**WHAT YOU HAVE TO DO**
Search the data below for the string "this". Extract every line that contains it.

--- Start ---

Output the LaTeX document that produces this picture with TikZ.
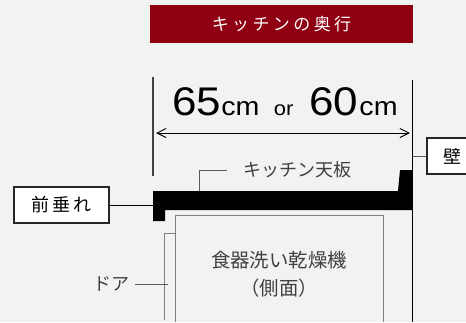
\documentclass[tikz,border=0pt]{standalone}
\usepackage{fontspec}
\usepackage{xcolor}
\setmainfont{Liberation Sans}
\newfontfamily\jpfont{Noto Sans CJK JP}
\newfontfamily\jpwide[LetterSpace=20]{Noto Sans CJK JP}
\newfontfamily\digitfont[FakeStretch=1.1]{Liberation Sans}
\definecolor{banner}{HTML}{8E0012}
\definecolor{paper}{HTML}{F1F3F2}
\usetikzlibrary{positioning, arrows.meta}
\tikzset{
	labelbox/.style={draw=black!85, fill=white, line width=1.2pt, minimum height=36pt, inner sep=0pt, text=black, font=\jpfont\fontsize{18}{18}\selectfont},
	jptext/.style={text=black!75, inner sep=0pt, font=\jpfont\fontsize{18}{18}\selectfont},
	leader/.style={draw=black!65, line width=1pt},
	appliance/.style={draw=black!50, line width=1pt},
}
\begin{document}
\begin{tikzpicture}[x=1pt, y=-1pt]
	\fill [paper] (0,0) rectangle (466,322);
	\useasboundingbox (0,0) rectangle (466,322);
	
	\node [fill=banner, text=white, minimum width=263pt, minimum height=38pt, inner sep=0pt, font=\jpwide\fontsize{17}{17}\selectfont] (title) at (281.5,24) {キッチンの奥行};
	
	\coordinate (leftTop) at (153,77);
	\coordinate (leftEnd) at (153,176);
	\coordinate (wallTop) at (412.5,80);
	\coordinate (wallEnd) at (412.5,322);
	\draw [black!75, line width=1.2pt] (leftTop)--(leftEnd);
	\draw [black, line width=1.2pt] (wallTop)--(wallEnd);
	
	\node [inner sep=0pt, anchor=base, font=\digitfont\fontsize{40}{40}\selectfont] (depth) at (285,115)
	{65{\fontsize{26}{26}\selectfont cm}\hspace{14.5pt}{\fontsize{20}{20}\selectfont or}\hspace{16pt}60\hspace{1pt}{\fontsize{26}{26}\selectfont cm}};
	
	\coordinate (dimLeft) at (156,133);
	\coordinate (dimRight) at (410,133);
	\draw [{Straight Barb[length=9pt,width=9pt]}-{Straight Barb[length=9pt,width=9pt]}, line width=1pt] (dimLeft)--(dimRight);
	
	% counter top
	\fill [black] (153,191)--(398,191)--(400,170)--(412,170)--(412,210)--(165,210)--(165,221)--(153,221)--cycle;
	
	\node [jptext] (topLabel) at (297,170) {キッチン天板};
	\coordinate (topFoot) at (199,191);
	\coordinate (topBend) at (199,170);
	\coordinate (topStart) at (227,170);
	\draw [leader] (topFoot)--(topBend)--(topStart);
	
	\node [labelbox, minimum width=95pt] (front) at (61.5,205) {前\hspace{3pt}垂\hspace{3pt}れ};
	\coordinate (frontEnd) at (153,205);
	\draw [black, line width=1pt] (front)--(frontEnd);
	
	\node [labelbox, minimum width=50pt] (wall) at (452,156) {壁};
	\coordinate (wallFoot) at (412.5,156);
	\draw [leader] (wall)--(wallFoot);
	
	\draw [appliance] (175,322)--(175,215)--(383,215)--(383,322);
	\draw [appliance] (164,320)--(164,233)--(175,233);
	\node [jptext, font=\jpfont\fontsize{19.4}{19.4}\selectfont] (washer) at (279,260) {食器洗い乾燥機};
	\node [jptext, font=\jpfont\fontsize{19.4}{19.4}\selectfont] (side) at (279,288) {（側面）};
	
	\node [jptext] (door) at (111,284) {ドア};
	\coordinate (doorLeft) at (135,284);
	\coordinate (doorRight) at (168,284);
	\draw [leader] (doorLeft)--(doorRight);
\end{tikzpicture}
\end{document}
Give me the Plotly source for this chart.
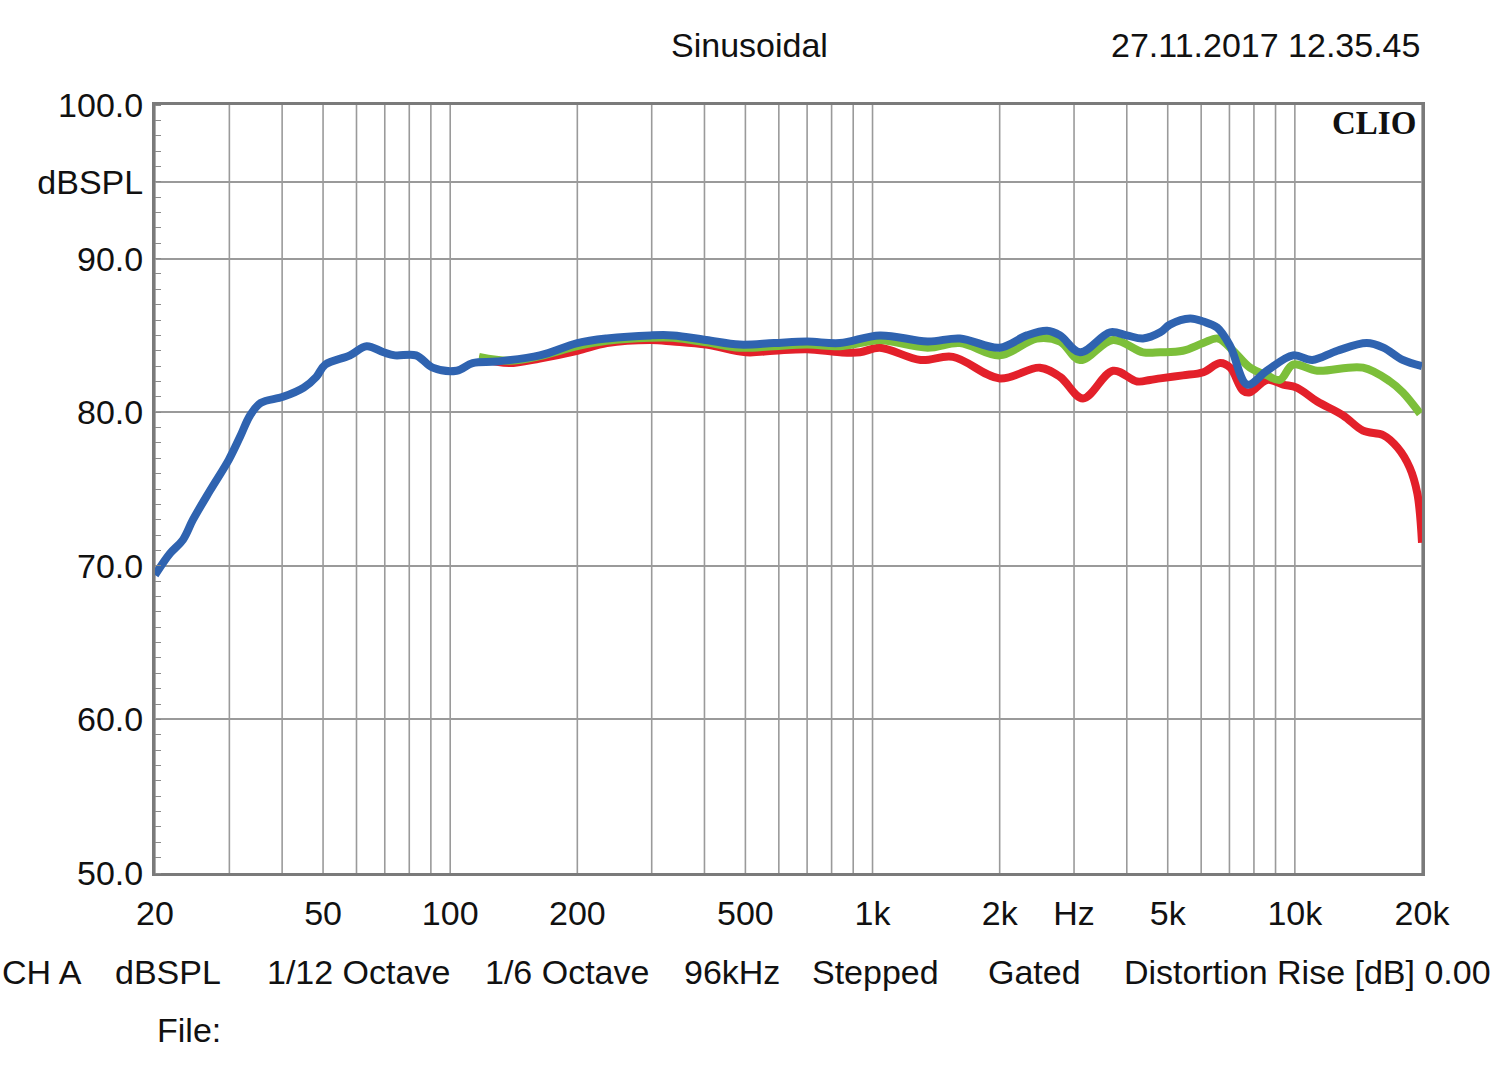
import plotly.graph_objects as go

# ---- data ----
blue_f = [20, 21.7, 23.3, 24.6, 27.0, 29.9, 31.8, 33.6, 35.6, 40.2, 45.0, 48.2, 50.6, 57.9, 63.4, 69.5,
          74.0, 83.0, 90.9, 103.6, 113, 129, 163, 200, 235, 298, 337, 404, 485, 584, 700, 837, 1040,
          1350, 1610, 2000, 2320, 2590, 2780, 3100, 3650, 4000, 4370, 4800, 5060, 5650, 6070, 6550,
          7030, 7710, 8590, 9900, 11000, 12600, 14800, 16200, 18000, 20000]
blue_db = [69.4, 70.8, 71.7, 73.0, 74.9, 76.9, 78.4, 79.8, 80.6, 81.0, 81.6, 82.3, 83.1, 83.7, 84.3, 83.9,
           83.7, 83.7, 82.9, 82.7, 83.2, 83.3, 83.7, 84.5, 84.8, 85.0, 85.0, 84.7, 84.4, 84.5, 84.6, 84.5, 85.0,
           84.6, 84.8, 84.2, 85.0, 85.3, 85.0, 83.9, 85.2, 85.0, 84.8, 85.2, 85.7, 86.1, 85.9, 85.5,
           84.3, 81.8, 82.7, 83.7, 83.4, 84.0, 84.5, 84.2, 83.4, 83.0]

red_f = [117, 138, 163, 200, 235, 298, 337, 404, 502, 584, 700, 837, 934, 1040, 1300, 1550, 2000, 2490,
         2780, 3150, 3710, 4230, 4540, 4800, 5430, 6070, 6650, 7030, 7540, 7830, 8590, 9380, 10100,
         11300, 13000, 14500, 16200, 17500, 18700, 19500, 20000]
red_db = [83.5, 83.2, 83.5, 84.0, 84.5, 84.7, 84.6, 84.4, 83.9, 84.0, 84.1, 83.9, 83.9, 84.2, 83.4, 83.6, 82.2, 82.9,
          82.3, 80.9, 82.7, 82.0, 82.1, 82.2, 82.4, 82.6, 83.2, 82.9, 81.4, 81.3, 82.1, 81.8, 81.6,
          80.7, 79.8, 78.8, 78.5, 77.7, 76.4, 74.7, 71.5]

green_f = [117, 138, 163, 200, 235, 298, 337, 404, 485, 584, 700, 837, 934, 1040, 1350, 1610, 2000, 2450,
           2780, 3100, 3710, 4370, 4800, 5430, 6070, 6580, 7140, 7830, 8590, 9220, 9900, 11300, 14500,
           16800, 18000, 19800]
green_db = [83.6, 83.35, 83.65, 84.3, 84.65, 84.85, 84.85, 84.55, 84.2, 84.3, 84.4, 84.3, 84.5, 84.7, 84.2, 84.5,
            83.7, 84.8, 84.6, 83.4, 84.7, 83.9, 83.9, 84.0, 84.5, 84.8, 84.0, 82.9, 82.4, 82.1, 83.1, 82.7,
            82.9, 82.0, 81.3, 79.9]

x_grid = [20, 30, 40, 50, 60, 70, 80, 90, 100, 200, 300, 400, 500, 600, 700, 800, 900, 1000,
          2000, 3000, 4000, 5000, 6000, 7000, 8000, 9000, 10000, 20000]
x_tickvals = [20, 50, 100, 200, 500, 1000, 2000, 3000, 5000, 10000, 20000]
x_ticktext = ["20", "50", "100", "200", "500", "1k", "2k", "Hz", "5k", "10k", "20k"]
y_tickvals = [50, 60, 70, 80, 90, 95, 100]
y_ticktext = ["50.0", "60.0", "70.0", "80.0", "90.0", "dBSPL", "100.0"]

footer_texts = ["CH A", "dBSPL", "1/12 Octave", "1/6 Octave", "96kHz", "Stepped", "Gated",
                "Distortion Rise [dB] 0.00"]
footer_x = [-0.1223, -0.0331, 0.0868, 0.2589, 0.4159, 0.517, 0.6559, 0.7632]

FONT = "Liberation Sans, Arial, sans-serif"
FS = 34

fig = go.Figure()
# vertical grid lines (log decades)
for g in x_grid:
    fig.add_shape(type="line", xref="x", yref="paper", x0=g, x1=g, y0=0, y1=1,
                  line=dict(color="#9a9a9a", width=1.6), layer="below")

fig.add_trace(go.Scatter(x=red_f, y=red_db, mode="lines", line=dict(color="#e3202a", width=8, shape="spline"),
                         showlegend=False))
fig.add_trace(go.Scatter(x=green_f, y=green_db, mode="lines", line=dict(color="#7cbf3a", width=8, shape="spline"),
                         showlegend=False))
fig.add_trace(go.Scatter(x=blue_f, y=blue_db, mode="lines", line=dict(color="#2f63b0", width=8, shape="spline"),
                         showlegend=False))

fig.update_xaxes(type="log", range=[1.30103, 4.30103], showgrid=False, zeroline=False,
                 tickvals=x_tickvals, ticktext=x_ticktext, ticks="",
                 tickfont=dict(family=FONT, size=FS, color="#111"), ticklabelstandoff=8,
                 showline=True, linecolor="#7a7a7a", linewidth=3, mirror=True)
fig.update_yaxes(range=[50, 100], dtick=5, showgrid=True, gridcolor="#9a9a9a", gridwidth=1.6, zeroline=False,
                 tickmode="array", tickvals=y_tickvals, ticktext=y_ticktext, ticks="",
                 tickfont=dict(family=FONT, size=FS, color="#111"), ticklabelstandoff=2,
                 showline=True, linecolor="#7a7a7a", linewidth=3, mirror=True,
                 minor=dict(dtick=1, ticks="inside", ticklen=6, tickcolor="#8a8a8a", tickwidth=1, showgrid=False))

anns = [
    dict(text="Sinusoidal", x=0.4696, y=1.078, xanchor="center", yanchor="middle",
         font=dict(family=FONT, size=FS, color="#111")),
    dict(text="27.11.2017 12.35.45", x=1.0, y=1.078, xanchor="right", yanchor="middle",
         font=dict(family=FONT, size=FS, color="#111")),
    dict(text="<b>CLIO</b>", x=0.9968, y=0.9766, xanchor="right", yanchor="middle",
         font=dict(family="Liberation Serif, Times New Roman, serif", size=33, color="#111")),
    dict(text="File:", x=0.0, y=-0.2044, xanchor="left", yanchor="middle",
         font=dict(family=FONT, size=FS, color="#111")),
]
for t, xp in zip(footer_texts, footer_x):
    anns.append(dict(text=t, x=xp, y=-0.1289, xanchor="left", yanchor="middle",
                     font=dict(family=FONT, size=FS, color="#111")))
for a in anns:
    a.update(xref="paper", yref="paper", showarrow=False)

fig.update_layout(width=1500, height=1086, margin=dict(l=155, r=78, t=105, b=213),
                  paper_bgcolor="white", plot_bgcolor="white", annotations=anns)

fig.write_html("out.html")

--- End ---

**THE REPLY**
Output the LaTeX document that produces this picture with TikZ.
Give me the Plotly source for this chart.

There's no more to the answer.